First, the ICC’s substantive jurisdiction is currently limited to the crime of genocide, war crimes and crimes against humanity. Genocide and war crimes (Thaksin’s “war” not being an armed conflict in the legal sense) clearly do not apply. Crimes against humanity include murder (such as alleged in both the 2010 crackdown and the 2003 drugs campaign) “committed as part of a widespread or systematic attack directed against any civilian population, with knowledge of the attack”.  
A cursory review of the facts suggests that Abhisit’s crackdown almost certainly falls outside this definition, while Thaksin’s war appears to check all of the boxes. Thailand’s advocates for ICC investigations would be charged with convincing the Court’s prosecutor(s) – whose expertise would also be brought to bear – that crimes against humanity took place. However, it is as doubtful in the case of the crackdown as it is likely in the situation of the drugs campaign, that the Court would actually deem itself to have substantive jurisdiction. On this factor, Thaksin fails, Abhisit passes.
The other factor militating against substantive ICC involvement is the principle of “complementarity”, which provides that the Court can only investigate a situation if it has not been or is not being investigated or prosecuted by the country itself. An exception may be made where the country is unwilling or unable to genuinely to carry out the investigation or prosecution.

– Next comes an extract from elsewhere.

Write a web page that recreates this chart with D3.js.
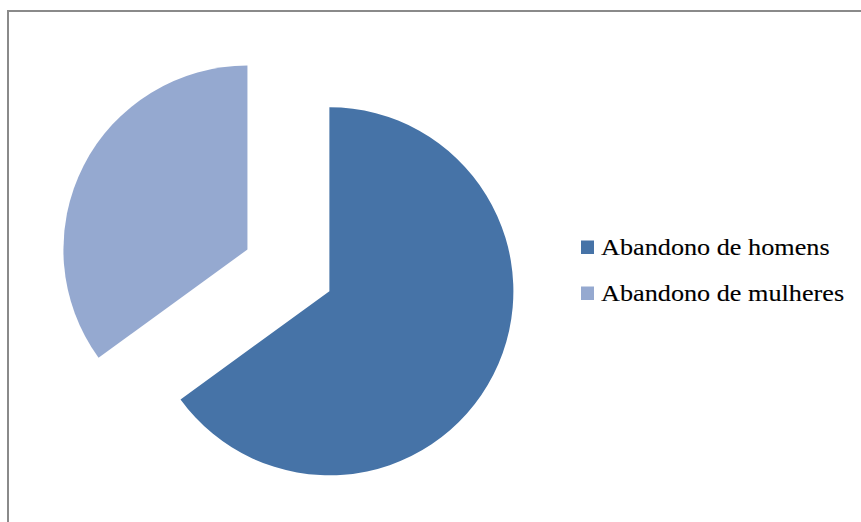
<!DOCTYPE html>
<html>
<head>
<meta charset="utf-8">
<script src="https://cdn.jsdelivr.net/npm/d3@7"></script>
<style>
  html, body { margin: 0; padding: 0; background: #fff; }
  svg { display: block; }
</style>
</head>
<body>
<svg id="chart" width="861" height="522"></svg>
<script>
// Dropout share by sex
const categories = ["Abandono de homens", "Abandono de mulheres"];
const values = [65, 35];
const colors = ["#4673A7", "#95A9D0"];

const svg = d3.select("#chart");

// Chart frame (only top and left edges fall inside the view)
svg.append("rect")
  .attr("x", 8).attr("y", 11)
  .attr("width", 900).attr("height", 600)
  .attr("fill", "none")
  .attr("stroke", "#8a8a8a")
  .attr("stroke-width", 2);

const cx = 288.4, cy = 270.4, radius = 184, explode = 46;

const pie = d3.pie().sort(null).value(d => d)(values);
const arc = d3.arc().innerRadius(0).outerRadius(radius);

svg.append("g")
  .attr("transform", `translate(${cx},${cy})`)
  .selectAll("path")
  .data(pie)
  .join("path")
  .attr("transform", d => {
    const a = (d.startAngle + d.endAngle) / 2;
    return `translate(${explode * Math.sin(a)},${-explode * Math.cos(a)})`;
  })
  .attr("d", arc)
  .attr("fill", (d, i) => colors[i]);

// Legend
const legend = svg.append("g").attr("transform", "translate(581,240)");
const rows = legend.selectAll("g")
  .data(categories)
  .join("g")
  .attr("transform", (d, i) => `translate(0,${i * 46})`);

rows.append("rect")
  .attr("x", 0).attr("y", 0.5)
  .attr("width", 13).attr("height", 13.5)
  .attr("fill", (d, i) => colors[i]);

rows.append("text")
  .attr("transform", "translate(20,14.7) scale(1.14,1)")
  .style("font-family", "'Liberation Serif', 'Times New Roman', serif")
  .attr("font-size", 23)
  .attr("fill", "#000")
  .attr("stroke", "#000")
  .attr("stroke-width", 0.12)
  .text(d => d);
</script>
</body>
</html>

On the situation of Abhisit’s 2010 crackdown on the red-shirt protesters, the Department of Special Investigation (DSI) has implicated soldiers in at least 36 of the 92 deaths, and has sent most cases to the Office of the Attorney-General for further consideration. In the case of Thaksin’s 2003 “war on drugs”, earlier this year Thailand’s Criminal Court convicted five police officers for the extrajudicial execution of a 17-year-old “drug suspect” in July 2004 (widely considered a continuation of Thaksin’s 2003 initiative).   
How the ICC would consider these facts in the context of “complementarity” is difficult to say, much less whether it would deem the investigations and prosecutions “genuine”. It might consider how frequently and drastically DSI has altered its conclusions on Thai soldiers’ location and ballistics during the 2010 crackdown, particularly after public protest by the Army. It might also take into account (if officially requested) that the drugs case is the only such case after nine years, and that the convicted officers have been both granted bail by the court and awarded financial compensation by a regional police commander.  
But it would also be made aware that the red-shirt protesters also used lethal force during the 2010 demonstrations, and that the tenure of DSI’s director-general has straddled governments of both sides. In the drugs case, the police officers’ convictions were considered a seminal decision in the fight against official impunity in Thailand – one that occurred with a Thaksin-friendly government in power – and other similar cases are in train. And that Abhisit and Thaksin themselves have not (yet?) been prosecuted does not on its face make the investigations and prosecution disingenuous. It is thus doubtful, on balance, that the ICC would undertake an investigation in either case. On this factor, Thaksin passes, Abhisit passes.
For one of these events to warrant a substantive ICC investigation, the individual(s) allegedly responsible must fail in relation to both factors: the event must constitute a crime against humanity, and Thailand must be unable or unwilling to genuinely investigate or prosecute those responsible (including, potentially, the prime minister). In all likelihood, this is not the reality in either case.
Still, Surapong’s latest move presents an opportunity for Thailand to meaningfully advance the cause of justice. He and his predecessor should persist in their efforts, only by redirecting them away from politicised references and referrals to the ICC and toward a more principled commitment to combating impunity for grave international crimes. They should advocate for Thailand’s ratification of the Rome Statute, and thus the country’s full acceptance of ICC jurisdiction in the rare situations in which the criteria described above are met.  
The high substantive bar prevents against frivolous or unwarranted cases, while “complementarity” assures that Thailand’s sovereignty – in contrast to certain Thai MPs’ recent claims – is not violated. Unlike Thai politics, genuine justice is colour-blind; it cannot distinguish between red and yellow. If both sides are as committed to justice and accountability as their rhetoric suggests, they should set politics aside and see that Thailand ratifies the Rome Statute.    
Benjamin Zawacki is the Southeast Asia regional representative of the International Development Law Organisation.